Written instruction: All lines in the records below from the line with "Give me the matplotlib source for this chart." through the line with "de millones de" are to be given again exactly, both ends included; the pictures are to be left out.

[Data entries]
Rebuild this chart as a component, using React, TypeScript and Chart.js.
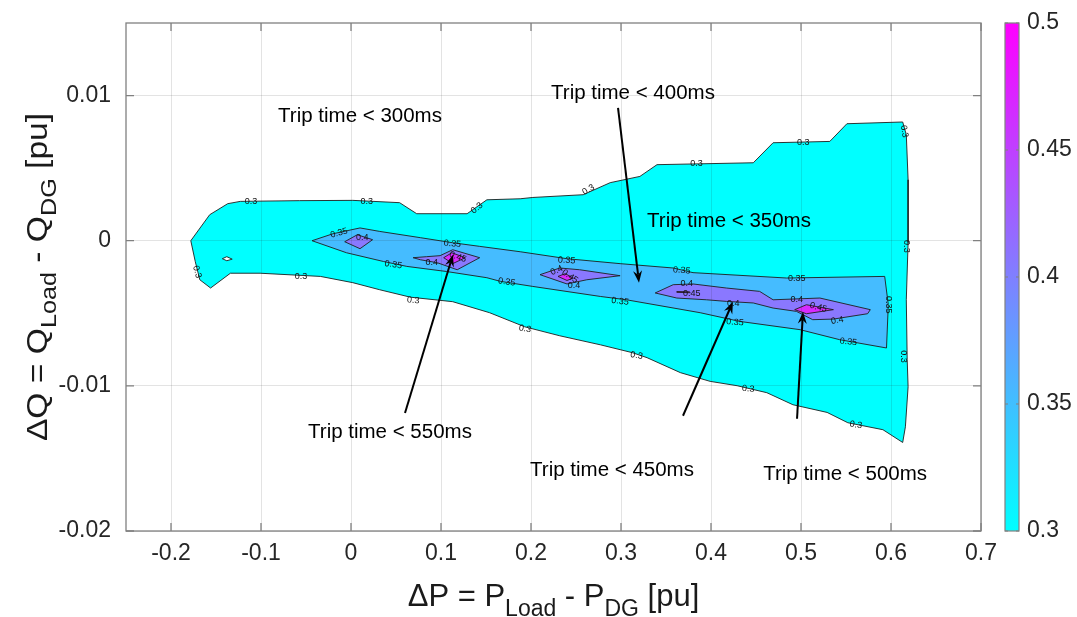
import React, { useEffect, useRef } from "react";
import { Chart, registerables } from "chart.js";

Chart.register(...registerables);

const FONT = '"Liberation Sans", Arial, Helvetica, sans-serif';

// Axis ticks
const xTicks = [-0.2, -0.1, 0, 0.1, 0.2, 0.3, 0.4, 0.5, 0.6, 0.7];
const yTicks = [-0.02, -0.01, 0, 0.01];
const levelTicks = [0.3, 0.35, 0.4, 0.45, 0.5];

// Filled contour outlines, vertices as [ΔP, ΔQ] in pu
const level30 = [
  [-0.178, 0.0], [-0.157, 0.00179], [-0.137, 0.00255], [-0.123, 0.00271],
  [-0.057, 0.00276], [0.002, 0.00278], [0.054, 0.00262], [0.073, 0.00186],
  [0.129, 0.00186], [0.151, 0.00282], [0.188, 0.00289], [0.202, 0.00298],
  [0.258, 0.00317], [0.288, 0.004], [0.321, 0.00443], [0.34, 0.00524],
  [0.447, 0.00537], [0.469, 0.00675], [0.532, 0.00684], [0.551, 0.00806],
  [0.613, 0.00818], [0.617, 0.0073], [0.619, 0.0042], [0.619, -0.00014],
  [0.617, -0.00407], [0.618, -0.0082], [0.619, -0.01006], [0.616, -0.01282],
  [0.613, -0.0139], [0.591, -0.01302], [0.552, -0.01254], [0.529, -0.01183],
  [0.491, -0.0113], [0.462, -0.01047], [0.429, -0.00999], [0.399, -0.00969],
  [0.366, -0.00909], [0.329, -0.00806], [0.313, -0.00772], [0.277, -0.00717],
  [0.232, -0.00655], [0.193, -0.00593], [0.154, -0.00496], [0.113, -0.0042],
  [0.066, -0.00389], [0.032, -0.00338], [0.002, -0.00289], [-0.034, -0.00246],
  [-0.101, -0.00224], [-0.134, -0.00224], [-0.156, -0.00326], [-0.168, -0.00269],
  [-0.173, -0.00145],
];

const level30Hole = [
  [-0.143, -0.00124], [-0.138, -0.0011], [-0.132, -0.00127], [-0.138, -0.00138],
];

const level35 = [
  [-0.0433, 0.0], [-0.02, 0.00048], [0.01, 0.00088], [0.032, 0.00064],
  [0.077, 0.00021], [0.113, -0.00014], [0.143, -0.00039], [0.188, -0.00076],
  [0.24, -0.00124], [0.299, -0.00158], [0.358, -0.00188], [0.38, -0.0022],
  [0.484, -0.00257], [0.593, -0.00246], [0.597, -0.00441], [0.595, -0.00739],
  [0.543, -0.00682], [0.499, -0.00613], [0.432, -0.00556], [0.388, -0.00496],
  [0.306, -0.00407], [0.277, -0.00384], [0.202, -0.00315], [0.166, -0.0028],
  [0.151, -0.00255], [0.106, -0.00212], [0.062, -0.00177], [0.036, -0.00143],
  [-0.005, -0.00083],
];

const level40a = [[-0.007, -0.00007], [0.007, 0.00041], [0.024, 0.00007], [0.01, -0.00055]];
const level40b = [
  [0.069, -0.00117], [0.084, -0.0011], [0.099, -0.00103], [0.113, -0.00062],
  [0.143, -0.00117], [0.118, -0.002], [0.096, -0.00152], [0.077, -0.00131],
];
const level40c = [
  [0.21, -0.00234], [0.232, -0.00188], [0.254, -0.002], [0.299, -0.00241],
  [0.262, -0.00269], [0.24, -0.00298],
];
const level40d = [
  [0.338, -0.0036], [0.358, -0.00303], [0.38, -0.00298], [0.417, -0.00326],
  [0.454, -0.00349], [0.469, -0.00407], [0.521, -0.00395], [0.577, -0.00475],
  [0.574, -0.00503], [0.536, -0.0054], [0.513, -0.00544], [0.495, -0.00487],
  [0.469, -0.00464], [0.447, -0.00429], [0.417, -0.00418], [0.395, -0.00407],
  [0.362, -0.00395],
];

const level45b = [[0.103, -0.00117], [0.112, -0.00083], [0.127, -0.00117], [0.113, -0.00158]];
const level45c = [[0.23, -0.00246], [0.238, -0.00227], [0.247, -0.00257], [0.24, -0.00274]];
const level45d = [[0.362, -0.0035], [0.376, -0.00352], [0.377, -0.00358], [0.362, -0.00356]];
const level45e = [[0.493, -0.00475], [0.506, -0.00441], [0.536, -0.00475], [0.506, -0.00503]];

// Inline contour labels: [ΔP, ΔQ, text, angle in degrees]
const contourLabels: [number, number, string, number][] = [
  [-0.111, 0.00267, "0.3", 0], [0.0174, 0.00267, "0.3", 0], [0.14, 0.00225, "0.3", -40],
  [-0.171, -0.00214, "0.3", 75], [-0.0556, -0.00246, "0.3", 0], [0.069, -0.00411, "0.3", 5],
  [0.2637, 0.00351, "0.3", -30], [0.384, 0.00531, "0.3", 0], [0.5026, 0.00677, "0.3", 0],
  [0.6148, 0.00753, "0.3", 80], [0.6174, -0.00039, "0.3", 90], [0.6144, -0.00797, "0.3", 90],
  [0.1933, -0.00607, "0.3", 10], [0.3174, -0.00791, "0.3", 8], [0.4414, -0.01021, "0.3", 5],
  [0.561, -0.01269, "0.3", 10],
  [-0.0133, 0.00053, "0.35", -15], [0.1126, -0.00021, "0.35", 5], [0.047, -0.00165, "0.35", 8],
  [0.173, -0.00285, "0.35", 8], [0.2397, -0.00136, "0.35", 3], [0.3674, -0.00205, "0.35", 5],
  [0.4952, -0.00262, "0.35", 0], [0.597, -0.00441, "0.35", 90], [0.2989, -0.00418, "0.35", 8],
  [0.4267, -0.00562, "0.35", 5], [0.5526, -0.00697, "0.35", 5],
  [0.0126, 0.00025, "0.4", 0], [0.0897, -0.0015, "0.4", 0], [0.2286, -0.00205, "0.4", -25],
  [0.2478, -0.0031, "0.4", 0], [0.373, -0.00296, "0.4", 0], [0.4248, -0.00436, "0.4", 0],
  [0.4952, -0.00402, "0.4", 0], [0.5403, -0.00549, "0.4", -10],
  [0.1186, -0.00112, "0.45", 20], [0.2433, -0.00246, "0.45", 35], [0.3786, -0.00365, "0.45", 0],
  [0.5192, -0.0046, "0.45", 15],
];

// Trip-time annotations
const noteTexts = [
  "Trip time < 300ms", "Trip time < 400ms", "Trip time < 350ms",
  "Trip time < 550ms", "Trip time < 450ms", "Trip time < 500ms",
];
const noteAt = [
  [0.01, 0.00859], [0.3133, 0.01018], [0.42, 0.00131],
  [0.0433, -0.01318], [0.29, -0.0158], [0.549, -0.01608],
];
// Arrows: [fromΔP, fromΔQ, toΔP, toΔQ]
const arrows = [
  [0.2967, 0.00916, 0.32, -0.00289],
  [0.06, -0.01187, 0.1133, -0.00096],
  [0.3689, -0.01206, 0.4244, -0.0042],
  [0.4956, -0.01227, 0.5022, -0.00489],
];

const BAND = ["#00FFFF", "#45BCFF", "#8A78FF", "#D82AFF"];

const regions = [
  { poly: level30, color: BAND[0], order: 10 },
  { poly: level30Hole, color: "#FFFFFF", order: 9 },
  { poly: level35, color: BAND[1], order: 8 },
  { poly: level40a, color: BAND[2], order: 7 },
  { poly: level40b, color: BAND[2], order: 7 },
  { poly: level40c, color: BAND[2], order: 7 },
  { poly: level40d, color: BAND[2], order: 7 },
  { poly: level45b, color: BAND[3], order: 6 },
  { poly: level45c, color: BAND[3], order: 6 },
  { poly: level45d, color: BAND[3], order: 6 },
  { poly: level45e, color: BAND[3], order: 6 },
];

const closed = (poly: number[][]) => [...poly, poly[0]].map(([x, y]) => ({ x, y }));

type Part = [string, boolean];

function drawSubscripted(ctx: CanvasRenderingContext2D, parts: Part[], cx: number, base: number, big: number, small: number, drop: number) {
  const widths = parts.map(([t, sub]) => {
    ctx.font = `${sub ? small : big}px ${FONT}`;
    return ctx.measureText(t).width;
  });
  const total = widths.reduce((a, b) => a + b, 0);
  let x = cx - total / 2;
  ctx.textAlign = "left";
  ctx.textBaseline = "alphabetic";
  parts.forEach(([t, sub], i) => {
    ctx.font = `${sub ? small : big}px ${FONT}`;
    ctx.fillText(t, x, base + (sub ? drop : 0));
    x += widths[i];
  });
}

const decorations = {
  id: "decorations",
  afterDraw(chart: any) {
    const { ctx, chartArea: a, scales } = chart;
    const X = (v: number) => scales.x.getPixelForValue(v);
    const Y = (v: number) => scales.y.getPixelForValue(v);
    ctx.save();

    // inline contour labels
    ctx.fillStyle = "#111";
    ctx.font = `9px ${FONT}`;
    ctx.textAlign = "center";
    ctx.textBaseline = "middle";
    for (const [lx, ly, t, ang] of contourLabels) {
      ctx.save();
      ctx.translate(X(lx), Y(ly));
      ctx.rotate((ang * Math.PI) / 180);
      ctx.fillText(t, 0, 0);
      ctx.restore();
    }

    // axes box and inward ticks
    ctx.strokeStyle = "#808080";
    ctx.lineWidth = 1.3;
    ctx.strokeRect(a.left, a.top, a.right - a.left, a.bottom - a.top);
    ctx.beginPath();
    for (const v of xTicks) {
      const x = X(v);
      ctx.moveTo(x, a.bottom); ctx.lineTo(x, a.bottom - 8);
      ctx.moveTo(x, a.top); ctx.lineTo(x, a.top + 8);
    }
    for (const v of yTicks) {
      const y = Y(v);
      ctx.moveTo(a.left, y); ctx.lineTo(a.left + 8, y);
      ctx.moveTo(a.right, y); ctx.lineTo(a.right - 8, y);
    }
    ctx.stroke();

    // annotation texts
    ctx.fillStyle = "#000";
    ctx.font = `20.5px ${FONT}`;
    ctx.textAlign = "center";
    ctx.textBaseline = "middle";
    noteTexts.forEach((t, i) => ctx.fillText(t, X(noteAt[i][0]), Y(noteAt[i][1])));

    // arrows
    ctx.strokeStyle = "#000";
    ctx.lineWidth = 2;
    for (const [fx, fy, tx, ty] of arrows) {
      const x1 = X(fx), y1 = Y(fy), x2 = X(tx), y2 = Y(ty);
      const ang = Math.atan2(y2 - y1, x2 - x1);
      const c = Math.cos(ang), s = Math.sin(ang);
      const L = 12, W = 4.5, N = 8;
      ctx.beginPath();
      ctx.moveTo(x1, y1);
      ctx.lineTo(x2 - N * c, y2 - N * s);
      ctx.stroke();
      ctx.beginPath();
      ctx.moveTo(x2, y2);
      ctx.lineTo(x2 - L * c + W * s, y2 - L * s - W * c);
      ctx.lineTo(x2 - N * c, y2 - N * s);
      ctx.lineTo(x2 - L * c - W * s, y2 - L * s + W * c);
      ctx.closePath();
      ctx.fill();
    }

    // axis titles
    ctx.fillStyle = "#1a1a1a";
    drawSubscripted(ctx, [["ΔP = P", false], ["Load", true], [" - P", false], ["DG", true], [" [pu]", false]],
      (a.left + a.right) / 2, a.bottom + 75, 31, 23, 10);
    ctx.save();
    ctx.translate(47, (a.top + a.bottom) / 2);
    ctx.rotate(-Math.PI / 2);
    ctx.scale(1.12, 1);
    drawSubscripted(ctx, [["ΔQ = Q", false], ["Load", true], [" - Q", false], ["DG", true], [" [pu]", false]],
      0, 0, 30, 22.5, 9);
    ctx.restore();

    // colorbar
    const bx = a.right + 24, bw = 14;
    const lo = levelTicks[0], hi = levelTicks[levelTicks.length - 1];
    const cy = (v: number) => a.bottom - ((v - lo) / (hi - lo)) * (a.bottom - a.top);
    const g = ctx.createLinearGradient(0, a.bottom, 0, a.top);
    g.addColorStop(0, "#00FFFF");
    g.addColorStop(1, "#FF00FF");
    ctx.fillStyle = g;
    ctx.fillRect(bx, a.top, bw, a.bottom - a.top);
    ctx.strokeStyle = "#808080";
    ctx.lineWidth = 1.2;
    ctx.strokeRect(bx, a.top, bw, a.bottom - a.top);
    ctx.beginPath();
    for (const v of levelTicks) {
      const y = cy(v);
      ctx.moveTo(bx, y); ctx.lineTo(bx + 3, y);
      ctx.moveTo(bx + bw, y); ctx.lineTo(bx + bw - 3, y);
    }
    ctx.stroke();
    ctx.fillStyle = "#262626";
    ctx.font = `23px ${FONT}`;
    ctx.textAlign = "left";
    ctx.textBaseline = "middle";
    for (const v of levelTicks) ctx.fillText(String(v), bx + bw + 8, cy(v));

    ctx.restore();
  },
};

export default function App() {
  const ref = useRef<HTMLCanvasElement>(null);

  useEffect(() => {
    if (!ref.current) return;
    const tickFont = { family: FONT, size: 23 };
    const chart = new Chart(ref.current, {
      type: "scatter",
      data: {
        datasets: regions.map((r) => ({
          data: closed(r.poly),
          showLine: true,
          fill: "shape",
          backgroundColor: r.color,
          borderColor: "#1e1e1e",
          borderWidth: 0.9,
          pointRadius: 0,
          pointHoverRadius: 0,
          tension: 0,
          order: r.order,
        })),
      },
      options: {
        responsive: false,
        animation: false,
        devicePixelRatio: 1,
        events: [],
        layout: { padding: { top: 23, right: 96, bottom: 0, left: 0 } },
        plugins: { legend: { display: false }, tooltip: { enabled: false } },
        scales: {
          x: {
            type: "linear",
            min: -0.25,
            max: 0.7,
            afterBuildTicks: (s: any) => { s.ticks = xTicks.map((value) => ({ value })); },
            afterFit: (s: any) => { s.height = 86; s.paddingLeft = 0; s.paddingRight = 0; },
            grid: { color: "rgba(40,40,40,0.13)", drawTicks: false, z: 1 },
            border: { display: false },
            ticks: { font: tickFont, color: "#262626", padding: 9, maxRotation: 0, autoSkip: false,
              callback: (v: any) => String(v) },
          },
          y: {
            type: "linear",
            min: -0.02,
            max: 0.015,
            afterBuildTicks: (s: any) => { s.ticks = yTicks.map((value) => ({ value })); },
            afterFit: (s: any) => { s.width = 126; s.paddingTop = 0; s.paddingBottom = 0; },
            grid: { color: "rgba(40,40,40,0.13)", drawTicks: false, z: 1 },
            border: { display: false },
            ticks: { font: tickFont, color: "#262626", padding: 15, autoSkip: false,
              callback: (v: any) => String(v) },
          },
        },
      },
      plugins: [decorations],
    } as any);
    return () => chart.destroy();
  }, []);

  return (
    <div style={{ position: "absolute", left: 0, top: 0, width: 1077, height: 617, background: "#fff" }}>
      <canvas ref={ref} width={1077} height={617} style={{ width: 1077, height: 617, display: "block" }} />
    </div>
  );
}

==

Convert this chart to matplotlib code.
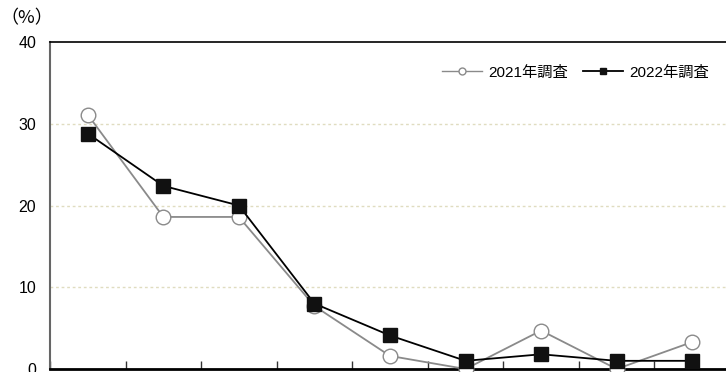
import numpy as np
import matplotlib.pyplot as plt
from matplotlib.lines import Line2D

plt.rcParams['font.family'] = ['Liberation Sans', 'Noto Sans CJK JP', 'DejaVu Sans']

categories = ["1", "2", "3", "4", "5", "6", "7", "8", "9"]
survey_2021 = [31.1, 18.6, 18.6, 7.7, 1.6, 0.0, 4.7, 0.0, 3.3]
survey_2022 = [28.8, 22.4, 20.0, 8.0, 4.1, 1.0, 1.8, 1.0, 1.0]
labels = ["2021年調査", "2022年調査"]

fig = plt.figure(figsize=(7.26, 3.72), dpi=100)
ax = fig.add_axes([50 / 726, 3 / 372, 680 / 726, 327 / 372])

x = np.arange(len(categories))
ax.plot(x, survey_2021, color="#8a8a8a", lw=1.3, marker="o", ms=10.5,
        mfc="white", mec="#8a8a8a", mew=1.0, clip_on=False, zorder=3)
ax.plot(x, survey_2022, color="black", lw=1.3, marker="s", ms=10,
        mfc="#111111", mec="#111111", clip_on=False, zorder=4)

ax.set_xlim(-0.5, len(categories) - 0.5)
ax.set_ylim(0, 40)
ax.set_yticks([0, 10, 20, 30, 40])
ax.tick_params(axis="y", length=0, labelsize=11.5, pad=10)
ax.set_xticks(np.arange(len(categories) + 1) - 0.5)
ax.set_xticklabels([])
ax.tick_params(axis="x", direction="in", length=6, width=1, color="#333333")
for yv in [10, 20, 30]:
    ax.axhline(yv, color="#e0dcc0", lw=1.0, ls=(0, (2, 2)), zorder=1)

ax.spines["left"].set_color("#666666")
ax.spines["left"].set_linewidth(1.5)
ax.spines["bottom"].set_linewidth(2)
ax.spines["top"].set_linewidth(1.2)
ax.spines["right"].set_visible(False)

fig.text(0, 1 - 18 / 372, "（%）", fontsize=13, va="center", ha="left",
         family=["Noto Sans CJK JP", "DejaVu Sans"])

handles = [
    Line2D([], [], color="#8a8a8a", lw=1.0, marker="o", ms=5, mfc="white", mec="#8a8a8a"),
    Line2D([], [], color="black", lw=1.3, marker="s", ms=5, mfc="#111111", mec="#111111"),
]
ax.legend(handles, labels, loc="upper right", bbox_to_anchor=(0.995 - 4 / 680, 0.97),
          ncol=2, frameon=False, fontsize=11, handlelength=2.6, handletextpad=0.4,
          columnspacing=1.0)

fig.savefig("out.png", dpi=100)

==

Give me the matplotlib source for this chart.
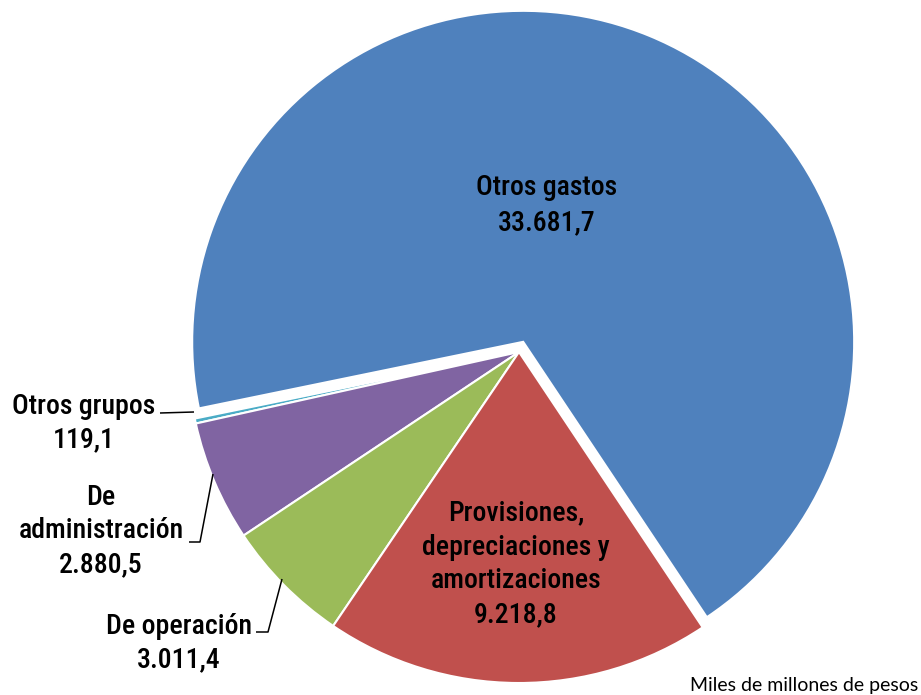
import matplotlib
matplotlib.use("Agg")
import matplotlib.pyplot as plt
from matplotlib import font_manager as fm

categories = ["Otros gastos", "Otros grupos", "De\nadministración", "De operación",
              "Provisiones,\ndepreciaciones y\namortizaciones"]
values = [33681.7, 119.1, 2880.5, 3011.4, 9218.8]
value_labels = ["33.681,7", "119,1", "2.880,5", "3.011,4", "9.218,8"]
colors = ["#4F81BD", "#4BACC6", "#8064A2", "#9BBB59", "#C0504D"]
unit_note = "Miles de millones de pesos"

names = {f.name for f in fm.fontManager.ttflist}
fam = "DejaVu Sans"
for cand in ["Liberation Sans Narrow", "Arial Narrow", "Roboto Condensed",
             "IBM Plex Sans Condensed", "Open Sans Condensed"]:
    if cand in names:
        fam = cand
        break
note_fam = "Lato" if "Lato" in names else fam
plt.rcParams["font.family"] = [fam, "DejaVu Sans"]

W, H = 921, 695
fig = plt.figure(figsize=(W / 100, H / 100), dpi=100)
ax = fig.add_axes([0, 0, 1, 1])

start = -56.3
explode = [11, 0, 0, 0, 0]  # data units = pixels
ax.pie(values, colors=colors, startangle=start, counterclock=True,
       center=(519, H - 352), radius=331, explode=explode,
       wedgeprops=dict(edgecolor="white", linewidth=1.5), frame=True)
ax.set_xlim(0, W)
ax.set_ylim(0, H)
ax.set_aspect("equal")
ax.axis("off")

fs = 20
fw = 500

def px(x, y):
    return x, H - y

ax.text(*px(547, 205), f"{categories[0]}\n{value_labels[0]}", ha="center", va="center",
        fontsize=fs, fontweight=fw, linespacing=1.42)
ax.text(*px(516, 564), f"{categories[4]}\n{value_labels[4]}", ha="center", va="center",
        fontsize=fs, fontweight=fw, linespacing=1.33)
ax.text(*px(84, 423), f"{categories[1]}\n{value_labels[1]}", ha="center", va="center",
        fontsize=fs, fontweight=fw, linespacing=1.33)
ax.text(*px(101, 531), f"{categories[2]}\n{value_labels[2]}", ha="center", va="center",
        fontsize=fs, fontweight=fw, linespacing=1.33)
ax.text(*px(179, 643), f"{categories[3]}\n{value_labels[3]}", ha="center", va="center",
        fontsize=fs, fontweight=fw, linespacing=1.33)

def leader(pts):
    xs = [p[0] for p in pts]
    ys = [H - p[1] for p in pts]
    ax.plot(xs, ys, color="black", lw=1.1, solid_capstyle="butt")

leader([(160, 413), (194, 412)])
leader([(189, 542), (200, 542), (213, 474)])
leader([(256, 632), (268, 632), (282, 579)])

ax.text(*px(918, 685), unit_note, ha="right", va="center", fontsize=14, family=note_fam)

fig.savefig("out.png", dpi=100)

Finished task:
Give me the matplotlib source for this chart.
import matplotlib
matplotlib.use("Agg")
import matplotlib.pyplot as plt
from matplotlib import font_manager as fm

categories = ["Otros gastos", "Otros grupos", "De\nadministración", "De operación",
              "Provisiones,\ndepreciaciones y\namortizaciones"]
values = [33681.7, 119.1, 2880.5, 3011.4, 9218.8]
value_labels = ["33.681,7", "119,1", "2.880,5", "3.011,4", "9.218,8"]
colors = ["#4F81BD", "#4BACC6", "#8064A2", "#9BBB59", "#C0504D"]
unit_note = "Miles de millones de pesos"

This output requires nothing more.